Trade of hydrogen between countries will be carried out in the form of ammonia, liquid hydrogen, LOHC, etc., taking into account the renewable energy resources of the exporting country and the hydrogen usage type and technological maturity of the importing country, and will not be traded in only one form. Therefore, in this article, the key technology or potential demand technology are listed.

  1. (1)

    Development of efficient insulation system.

    • For type C tank, vacuum and MLI/glass bubble insulation technology need to develop application technology.

    • For Membrane tank, IBS vacuum maintenance and VIP aging technology research are required.

  2. (2)

    Development of an efficient hydrogen BOG treatment system and propulsion system are needed.

    • Large-capacity fuel cell (PEM or SOFC) needs to be developed.

    • Hydrogen BOG dilution emission method needs further verification and inspection.

  3. (3)

    Considering the low density of liquefied hydrogen, stability, propeller immersion, draft changes (cargo loading/unloading), etc., it is necessary to optimize the linear design of the hull.

At the beginning of the introduction of liquid hydrogen carriers, about 20,000–40,000 m3 capacity liquid hydrogen carriers equipped with type C tanks with relatively low technical hurdles are suitable, and in the long term it is considered necessary to develop membrane-type liquid hydrogen carriers.

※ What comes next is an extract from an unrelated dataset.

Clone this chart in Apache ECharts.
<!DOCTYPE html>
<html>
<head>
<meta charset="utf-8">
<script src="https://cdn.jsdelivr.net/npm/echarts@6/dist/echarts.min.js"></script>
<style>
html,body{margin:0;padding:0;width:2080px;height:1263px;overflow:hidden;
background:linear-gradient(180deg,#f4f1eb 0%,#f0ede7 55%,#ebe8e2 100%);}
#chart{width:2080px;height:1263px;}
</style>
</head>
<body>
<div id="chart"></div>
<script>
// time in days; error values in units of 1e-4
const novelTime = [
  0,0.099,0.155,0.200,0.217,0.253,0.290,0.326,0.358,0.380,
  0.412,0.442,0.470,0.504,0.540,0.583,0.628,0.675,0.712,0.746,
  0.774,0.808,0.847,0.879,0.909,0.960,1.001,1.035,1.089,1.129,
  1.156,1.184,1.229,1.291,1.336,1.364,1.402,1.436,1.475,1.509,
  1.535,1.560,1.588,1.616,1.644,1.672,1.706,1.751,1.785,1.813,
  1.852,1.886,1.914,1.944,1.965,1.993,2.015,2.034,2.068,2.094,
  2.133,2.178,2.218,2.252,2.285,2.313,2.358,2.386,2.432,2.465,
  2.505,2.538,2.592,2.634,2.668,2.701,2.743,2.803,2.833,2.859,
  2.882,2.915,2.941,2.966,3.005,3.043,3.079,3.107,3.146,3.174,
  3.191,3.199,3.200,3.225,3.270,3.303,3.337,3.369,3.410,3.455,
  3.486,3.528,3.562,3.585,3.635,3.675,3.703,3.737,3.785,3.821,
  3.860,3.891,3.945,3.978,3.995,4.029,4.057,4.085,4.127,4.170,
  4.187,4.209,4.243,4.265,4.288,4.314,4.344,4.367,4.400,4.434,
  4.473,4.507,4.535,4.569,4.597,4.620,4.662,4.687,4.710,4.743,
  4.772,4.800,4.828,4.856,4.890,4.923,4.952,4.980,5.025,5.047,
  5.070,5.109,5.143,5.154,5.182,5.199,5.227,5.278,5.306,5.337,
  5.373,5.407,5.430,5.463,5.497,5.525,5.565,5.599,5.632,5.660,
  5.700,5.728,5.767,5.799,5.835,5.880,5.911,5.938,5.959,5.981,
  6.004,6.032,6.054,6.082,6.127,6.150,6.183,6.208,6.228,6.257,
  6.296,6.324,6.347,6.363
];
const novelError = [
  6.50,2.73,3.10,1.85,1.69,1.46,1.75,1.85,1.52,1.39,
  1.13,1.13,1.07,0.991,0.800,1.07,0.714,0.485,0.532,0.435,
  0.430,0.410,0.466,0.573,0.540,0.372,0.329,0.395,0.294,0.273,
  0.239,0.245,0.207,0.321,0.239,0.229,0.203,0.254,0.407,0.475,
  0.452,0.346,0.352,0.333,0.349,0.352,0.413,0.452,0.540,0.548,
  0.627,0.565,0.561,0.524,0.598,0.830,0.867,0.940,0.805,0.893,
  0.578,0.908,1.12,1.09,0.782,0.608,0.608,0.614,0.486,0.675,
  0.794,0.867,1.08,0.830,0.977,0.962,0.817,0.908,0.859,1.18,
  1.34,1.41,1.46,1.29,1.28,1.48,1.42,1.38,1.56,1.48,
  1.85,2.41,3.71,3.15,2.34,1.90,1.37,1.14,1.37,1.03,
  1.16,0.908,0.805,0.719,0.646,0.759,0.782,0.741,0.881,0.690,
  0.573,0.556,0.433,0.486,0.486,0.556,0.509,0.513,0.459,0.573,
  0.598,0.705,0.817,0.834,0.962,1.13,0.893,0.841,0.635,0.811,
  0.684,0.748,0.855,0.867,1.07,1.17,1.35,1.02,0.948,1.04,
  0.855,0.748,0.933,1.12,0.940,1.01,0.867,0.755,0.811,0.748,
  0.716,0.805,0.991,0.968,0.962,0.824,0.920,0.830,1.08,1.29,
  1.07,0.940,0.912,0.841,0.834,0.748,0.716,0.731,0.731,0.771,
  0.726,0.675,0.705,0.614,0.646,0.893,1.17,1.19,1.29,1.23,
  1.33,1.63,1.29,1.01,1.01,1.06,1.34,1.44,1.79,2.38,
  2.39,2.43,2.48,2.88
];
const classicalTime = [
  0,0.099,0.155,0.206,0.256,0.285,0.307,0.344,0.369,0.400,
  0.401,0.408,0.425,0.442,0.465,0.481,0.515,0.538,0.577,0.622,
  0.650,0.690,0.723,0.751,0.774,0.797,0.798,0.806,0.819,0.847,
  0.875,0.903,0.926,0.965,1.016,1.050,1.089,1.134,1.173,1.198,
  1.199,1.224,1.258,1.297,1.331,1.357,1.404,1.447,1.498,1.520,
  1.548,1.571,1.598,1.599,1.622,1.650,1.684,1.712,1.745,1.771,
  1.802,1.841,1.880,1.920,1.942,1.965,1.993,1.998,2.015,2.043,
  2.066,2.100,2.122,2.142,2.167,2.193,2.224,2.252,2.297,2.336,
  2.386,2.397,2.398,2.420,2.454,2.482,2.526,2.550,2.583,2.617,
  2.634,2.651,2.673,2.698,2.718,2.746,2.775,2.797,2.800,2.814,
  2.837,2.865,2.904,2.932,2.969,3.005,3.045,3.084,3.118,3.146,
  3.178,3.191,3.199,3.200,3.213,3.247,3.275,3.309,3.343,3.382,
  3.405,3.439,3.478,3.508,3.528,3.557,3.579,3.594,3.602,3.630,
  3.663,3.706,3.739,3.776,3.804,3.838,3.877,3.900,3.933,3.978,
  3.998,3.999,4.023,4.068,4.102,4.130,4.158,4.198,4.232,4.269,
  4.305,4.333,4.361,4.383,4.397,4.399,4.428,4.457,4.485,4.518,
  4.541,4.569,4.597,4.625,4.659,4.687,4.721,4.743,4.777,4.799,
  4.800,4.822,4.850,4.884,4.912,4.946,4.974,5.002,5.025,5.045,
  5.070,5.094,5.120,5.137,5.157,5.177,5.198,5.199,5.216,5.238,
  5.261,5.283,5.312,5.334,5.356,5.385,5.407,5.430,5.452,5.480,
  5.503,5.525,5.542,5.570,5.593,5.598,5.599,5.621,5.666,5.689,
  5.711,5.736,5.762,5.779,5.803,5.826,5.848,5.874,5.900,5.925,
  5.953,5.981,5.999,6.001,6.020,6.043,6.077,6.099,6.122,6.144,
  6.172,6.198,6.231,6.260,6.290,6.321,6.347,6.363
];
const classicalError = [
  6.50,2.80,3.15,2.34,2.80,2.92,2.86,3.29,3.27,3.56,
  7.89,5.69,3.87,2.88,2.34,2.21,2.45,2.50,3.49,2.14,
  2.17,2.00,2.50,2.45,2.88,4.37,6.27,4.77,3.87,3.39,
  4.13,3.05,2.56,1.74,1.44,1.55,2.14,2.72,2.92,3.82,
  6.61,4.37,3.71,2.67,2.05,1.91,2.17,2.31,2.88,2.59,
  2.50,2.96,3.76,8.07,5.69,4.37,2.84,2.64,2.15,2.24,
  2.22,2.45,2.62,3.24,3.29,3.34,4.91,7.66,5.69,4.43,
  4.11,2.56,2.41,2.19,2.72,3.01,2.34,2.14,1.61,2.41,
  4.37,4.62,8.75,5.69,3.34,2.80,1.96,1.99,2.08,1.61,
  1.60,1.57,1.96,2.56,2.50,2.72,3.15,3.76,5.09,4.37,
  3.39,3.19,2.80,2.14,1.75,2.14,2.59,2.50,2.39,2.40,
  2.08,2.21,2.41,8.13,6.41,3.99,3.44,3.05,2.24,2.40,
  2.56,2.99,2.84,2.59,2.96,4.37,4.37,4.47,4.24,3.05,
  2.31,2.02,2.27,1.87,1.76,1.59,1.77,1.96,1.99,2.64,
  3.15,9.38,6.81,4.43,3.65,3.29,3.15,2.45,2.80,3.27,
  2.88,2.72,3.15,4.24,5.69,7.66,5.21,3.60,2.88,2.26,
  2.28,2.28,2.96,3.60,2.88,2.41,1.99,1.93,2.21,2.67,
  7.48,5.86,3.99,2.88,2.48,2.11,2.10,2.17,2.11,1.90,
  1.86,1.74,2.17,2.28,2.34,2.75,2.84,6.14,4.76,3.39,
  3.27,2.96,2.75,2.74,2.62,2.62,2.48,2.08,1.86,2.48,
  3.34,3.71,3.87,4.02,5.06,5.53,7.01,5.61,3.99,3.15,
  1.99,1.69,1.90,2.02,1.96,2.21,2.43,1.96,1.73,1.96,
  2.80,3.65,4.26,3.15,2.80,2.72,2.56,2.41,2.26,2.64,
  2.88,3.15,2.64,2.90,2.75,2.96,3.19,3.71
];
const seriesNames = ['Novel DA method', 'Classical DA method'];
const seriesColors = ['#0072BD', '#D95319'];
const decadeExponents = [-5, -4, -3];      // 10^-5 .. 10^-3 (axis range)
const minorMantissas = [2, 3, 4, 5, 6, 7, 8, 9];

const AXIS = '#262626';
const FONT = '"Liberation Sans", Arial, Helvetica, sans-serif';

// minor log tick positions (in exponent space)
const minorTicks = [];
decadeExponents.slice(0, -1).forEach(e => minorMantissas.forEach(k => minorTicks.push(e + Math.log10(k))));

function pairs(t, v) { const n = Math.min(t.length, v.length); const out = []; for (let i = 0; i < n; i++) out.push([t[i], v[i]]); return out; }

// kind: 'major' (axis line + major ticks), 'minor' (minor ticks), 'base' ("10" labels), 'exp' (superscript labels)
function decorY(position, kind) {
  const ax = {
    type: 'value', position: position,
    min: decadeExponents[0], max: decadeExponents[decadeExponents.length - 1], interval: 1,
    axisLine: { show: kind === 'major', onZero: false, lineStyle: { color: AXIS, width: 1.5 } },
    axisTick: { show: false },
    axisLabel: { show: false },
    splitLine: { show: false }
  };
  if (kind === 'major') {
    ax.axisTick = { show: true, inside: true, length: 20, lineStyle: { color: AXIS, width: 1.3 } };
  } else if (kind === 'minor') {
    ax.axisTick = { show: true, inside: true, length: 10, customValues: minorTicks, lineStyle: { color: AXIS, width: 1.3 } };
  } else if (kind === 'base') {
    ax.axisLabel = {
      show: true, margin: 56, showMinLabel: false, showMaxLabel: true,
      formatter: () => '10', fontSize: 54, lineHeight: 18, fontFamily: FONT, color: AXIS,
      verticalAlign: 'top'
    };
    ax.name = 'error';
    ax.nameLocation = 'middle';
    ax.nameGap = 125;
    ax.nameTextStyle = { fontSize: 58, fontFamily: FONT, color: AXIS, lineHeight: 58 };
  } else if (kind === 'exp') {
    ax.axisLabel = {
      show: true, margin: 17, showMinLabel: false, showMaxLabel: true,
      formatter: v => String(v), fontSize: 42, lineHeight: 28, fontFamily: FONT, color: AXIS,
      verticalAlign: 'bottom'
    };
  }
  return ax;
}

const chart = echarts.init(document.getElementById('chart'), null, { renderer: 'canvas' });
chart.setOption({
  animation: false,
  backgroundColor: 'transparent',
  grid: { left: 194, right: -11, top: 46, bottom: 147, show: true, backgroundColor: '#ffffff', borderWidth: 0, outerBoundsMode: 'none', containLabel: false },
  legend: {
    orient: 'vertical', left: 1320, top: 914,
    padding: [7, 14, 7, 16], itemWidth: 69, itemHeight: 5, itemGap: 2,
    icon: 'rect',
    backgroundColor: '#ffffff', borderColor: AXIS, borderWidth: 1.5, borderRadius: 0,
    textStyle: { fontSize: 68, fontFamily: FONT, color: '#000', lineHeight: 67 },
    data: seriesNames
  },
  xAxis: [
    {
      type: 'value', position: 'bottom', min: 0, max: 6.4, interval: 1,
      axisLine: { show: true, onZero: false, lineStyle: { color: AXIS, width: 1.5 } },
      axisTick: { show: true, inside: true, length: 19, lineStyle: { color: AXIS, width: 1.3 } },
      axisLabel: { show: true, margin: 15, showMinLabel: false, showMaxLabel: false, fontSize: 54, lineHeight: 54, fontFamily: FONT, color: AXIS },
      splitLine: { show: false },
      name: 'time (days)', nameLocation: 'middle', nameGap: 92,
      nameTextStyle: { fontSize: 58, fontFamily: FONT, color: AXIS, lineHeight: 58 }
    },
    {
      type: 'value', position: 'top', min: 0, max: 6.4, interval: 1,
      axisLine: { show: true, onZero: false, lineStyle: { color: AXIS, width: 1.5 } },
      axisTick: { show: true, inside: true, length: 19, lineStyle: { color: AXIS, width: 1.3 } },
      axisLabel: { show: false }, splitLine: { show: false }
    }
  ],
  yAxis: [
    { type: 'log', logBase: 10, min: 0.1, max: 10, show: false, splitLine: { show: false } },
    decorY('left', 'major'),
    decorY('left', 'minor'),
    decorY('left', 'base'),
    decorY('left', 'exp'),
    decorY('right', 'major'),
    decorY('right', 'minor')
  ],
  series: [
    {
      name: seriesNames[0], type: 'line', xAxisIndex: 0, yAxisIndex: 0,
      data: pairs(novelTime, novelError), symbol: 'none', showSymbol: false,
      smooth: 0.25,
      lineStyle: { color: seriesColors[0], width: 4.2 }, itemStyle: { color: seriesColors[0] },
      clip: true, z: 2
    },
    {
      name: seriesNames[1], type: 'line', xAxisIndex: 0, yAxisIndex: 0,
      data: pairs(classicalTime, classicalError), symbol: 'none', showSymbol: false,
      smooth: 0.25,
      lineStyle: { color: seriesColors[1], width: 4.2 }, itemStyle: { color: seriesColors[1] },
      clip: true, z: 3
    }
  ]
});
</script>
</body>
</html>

In order to succeed in the commercialization of liquefied hydrogen carriers, the reliability and safety of the technology have to be ensured, and there are still technical challenges to be overcome. It is expected that domestic shipyards will successfully enter into the technology of liquefied hydrogen carriers by utilizing their know-how in developing LNG carriers, which is their strength, and that liquefied hydrogen will play an important role in the hydrogen supply chain.